I have to admit, I don't often agree with David Cameron. Indeed, it's actually got to the point where I call him Mr Slippery. However, for the sake of this article and the sanity of readers, we will save my general views on the PM for another day.

I watched Prime Minister’s Questions for the first time in a long time last week (Wednesday 11th June 2014). This date, for me, will go down in history as the day at least one politician realised what was going on in this country.

 

One of Cameron's own backbench politicians dared to suggest meeting on a cross-party basis to discuss active citizenship. In other words: to discuss how on earth we get people voting. Cameron said turnout was "depressing," and for once I completely agree with the PM.

There is no doubt that the 34% voter turnout at the European elections was far lower than it should have been. People who I often socialise with are completely disinterested in politics; they simply don’t see any possibility for change. It's not difficult to understand why people think this; what they see are bland careerists with nothing sensible to say, and who stand and believe in nothing.

Indeed, with speculation rumbling as to another potential invasion of Iraq, and the further sacrifice of British lives, it is clear that our so called ‘representatives’ do not care about the interests of the people they serve, but merely their own personal power and prestige.

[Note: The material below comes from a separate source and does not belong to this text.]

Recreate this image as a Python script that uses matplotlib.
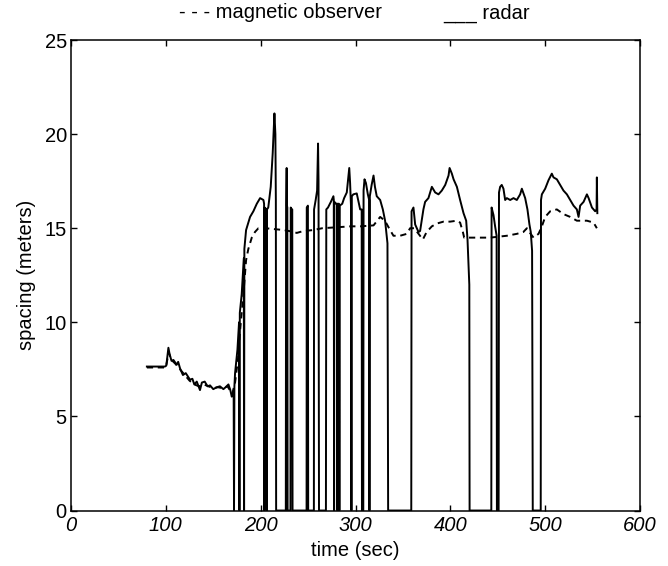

Consequently, when the mistakes of the past are drawn up in such stark light, one cannot help but think- what is the point in voting?

Peter Hitchens spoke at great length on Question Time about civic engagement at the end of 2013. He advocated the position "that those young enough should emigrate before it's too late."

This is obviously not a realistic possibility for most. But if we are to stay, and not set up a colony on Mars as Hitchens seemed to suggest, what on earth can we do to shake up our politicians? How can we get people to vote?

I have what is described as a "romantic" view on politics and I consider it a civic duty to vote. Many many people do not share this perspective however, and persuading them to vote is nigh impossible (I have tried enough times to know).

Therefore, I have two very simple reforms which I think may just wake the population up to politics.

Firstly, we must draft a law which states if a politician is asked a direct question, they must give a direct answer. Although perhaps unenforceable, this would hopefully cut down some of the repeated dinosaur-style rhetoric we hear every week from politicians. Let's not forget these people are elected by the public, so they should surely have to answer their questions directly.

Second- a radical reform of politics is needed. Being a republican I am having to take a huge gamble by writing this. But I genuinely feel this reform would be in the national interest… We must create a no confidence box.

This would mean voting in favour of abstention (a paradoxical concept, I know). Then, if the majority vote no confidence, the Royal Family would take control.

I believe this idea would shake Westminster to its foundations. The fear of having no governance would force the parties to raise their game to win your vote. I also believe a no confidence box would get those who aren't voting back in the game, so to speak.

Simply, our politicians are failing us.

We need to send them a clear and contrite message: you must reform, else risk the breakdown of our democracy.